Essentially, I adhered to the guidelines provided in the edgeR manual, which can be found at https://bioconductor.org/packages/release/bioc/vignettes/edgeR/inst/doc/edgeRUsersGuide.pdf, specifically starting from page 45. The following is my code:
y = DGEList(counts = exprs, genes = rownames(exprs))
keep = rowSums(cpm(y) >=0.1) >= 4
y = y[keep, , keep.lib.sizes = FALSE]
y$samples$lib.size = colSums(y$counts)
y = calcNormFactors(y, method = "TMM", lib.size = y$samples$lib.size)
TMM = cpm(y, normalized.lib.sizes = TRUE, log = FALSE)
Tissue = factor(c("control", "treatment", "control", "treatment", "control", "treatment", "control", "treatment"))
Paired = factor(c("Sample1", "Sample1", "Sample2", "Sample2", "Sample3", "Sample3", "Sample4", "Sample4"))
design = model.matrix(~Tissue + Paired)
y = estimateDisp(y, design, robust = TRUE)
fit = glmFit(y, design)
lrt = glmLRT(fit)
o = order(lrt$table$PValue)
cpm(y)[o[1:5],]
I exported the expression profile of top 5 DEGs:
I observed that the first gene, ENSG00000225217, consistently exhibited up-regulation pattern in the control group across four samples.
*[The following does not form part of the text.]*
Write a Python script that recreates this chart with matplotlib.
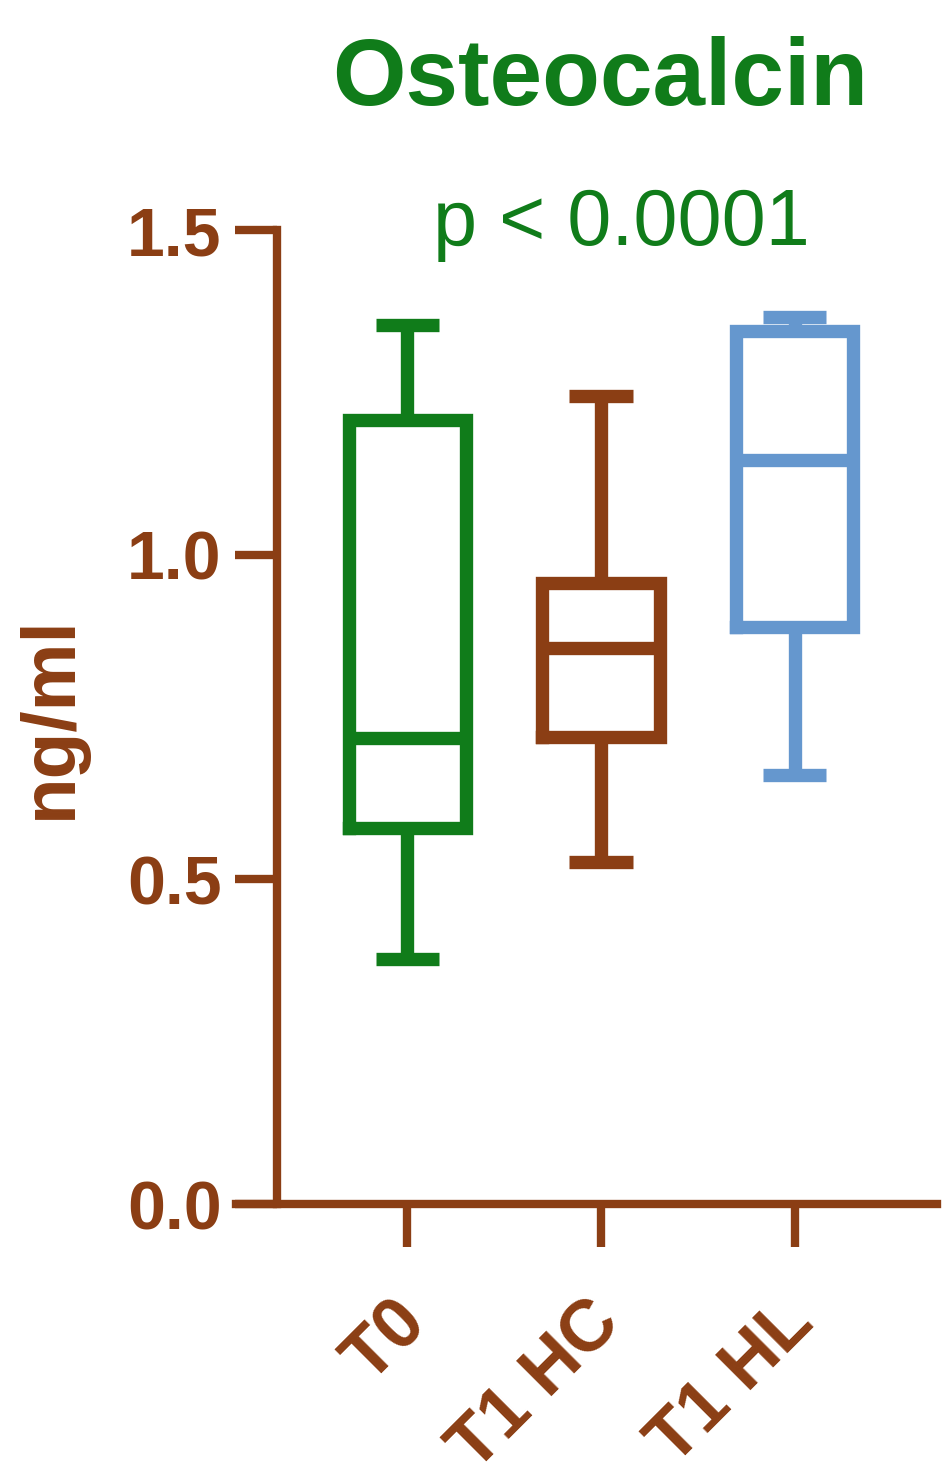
import matplotlib
matplotlib.use('Agg')
import matplotlib.pyplot as plt
from matplotlib.transforms import ScaledTranslation

plt.rcParams['font.family'] = ['Liberation Sans', 'DejaVu Sans']

groups = ['T0', 'T1 HC', 'T1 HL']
whislo = [0.377, 0.527, 0.661]
q1 = [0.579, 0.719, 0.889]
med = [0.718, 0.856, 1.146]
q3 = [1.207, 0.956, 1.344]
whishi = [1.354, 1.244, 1.366]
yticks = [0.0, 0.5, 1.0, 1.5]
ytick_labels = ['0.0', '0.5', '1.0', '1.5']

GREEN = '#107C1A'
BROWN = '#8B3E14'
BLUE = '#6597CE'
box_colors = [GREEN, BROWN, BLUE]

W, H = 945, 1483
fig = plt.figure(figsize=(W / 100, H / 100), dpi=100)
ax = fig.add_axes([236 / W, (H - 1204) / H, (937 - 236) / W, (1204 - 230) / H])

stats = []
for i, g in enumerate(groups):
    stats.append(dict(label=g, whislo=whislo[i], q1=q1[i], med=med[i],
                      q3=q3[i], whishi=whishi[i], fliers=[]))

lw = 9.6
res = ax.bxp(stats, positions=[1, 2, 3], widths=0.605, capwidths=0.33,
             showfliers=False,
             boxprops=dict(linewidth=lw, solid_joinstyle='miter'),
             medianprops=dict(linewidth=lw, solid_capstyle='butt'),
             whiskerprops=dict(linewidth=lw, solid_capstyle='butt'),
             capprops=dict(linewidth=lw, solid_capstyle='butt'))
for i, c in enumerate(box_colors):
    res['boxes'][i].set_color(c)
    res['medians'][i].set_color(c)
    for k in (2 * i, 2 * i + 1):
        res['whiskers'][k].set_color(c)
        res['caps'][k].set_color(c)

ax.set_xlim(0.114, 3.736)
ax.set_ylim(0, 1.5)
for s in ('top', 'right'):
    ax.spines[s].set_visible(False)
ax.spines['left'].set_position(('data', 0.326))
ax.spines['left'].set_bounds(0, 1.5)
for s in ('left', 'bottom'):
    ax.spines[s].set_color(BROWN)
    ax.spines[s].set_linewidth(6)
    ax.spines[s].set_capstyle('projecting')

ax.set_yticks(yticks)
ax.set_yticklabels(ytick_labels, fontsize=49, fontweight='bold', color=BROWN)
ax.set_xticks([1, 2, 3])
ax.set_xticklabels(groups, fontsize=52, fontweight='bold', color=BROWN,
                   rotation=45, ha='right', va='top', rotation_mode='anchor')
ax.tick_params(axis='y', length=30, width=6, color=BROWN, pad=10)
ax.tick_params(axis='x', length=31, width=6, color=BROWN, pad=29)
shift = ScaledTranslation(-16 / 100, 0, fig.dpi_scale_trans)
for lbl in ax.get_xticklabels():
    lbl.set_transform(lbl.get_transform() + shift)
ax.patch.set_alpha(0)

fig.text(600 / W, 1 - 105 / H, 'Osteocalcin', ha='center', va='baseline',
         fontsize=68, fontweight='bold', color=GREEN)
fig.text(621 / W, 1 - 245 / H, 'p < 0.0001', ha='center', va='baseline',
         fontsize=57, color=GREEN)
fig.text(51 / W, 1 - 717 / H, 'ng/ml', rotation=90, ha='center', va='center',
         fontsize=55, fontweight='bold', color=BROWN)

fig.savefig('out.png', dpi=100)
However, the behavior of the remaining four genes appeared irregular. For instance, the second gene, ENSG00000244682, demonstrated up-regulation in the control group in three out of four samples, showing inconsistency across all sample pairs. This leads me to question whether there is an error in my coding approach, or is it due to the unique characteristics?
Thanks!
Thanks,
After updating my formula to '~Paired + Tissue', the results appear to be in order. Nonetheless, I'm still puzzled. You mentioned that 'the testing in edgeR focuses on the last coefficient in the matrix'. Given this, when I change the formula to '~Paired + Tissue', does it continue to conduct a paired-wise test?
The test is forumulated in a different framework to a paired t-test: EdgeR fits linear models, rather than doing t-tests. The forumula you have used tests for whether Tissue accounts for a significant amount of variation after variation due to patient to patient differences have been accountded for. However the two turn out to be equivalent.
Consider the following data:
In a paired t-test we calculate the difference for each sample: The difference for sample 1 is 1, for sample 2 its 0.8 and for sample 3 its 1.2. We take the average and standard deviation of these and ask if its is significantly different form zero. Mean = 1, SE=0.111, df=2
In the linear model with try to find b1,b2,b3,b4 such that
Expression = b1 * Sample1 + b2 * Sample2 + b3*Sample3 + b4 * Treatment
When we isolate b4 to test, we effectively regress out the Sample effects, so that each sample has the same mean. Mean Sample1 = 2.5, Mean Sample2 = 1, Mean Sample 3 = 4.2
To estimate b4 we take the different of the mean of controls (-0.5, -0.4, -0.6)=-0.5 and the means of the treatment (0.5, 0.4, 0.6)=0.5, and ask if this mean difference of 1 is significantly different from 0.
Many thanks to you. Very excellent and clear explanation.